The Srepok River (Vietnamese: Sông Serepôk) is a major tributary of the Mekong River. It runs from Đắk Lắk Province in the Central Highlands of Vietnam through the Ratanakiri and Stung Treng provinces in Cambodia to join the Mekong near Stung Treng town. Its length varies from 406 km to 450 km in which the last 281 km course is in Cambodian territory. The Srepok River, in turn, has three main tributaries: the Krông Nô, Krông Ana, and Ea H'leo Rivers. Before joining the Mekong, the Srepok also merges with the Sesan River and Kong River in Stung Treng province. In Vietnam, it is also called Dak Krong river.
Forming from two tributaries—Krông Nô and Krông Ana rivers in the western side of the South Annamite Mountain Range in Vietnam's Central Highlands province of Đắk Lắk—the Srepok runs through Krông Ana, Buôn Đôn, and Ea Súp districts to the west. Just entering the territory of Cambodia, the Srepok is joined by the Ea H'leo River.
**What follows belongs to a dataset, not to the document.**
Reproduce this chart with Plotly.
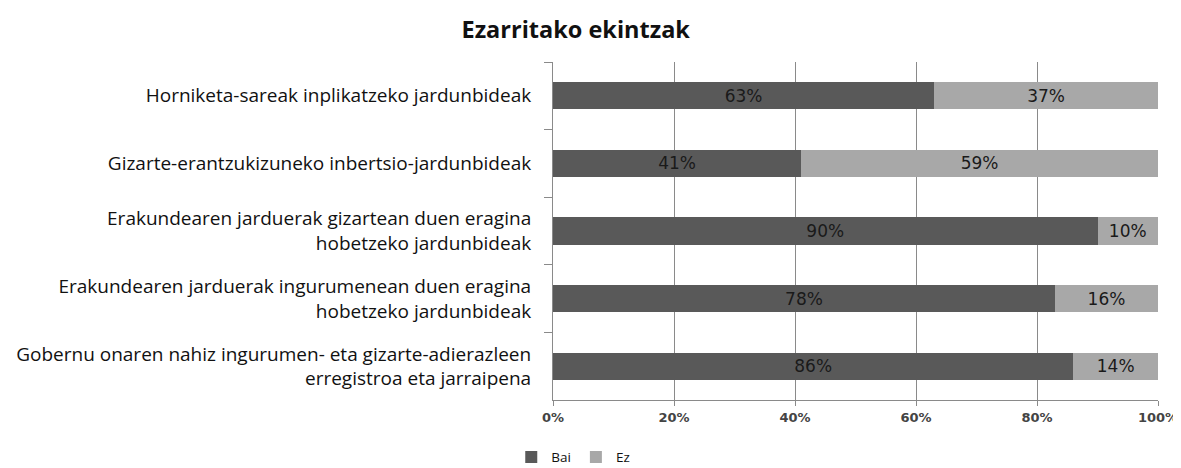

In Cambodia, it runs through the Ratanakiri and Stung Treng provinces. In Stung Treng, before entering the Mekong, it is joined first by the Se San River and then by the Se Kong River.
The river's course from the confluence of Krông Nô and Krông Ana rivers to the Vietnam–Cambodia border is approximately 126 km. From the border to Stung Treng is about 281 km.
At the late nineteenth century when road infrastructure was underdeveloped, Srepok river was a crucial water transport route between Vietnam's Central Highlands and Cambodia and Laos. Lao people and Khmer people went to the upstream by boats to exercise trading with people there. Ban Don (Buôn Đôn, Đắk Lắk, Vietnam) once was a busy river port town. Laos came and inhabited in Stung Treng as well as Ban Don and considerably contributed to Ban Don's special culture features.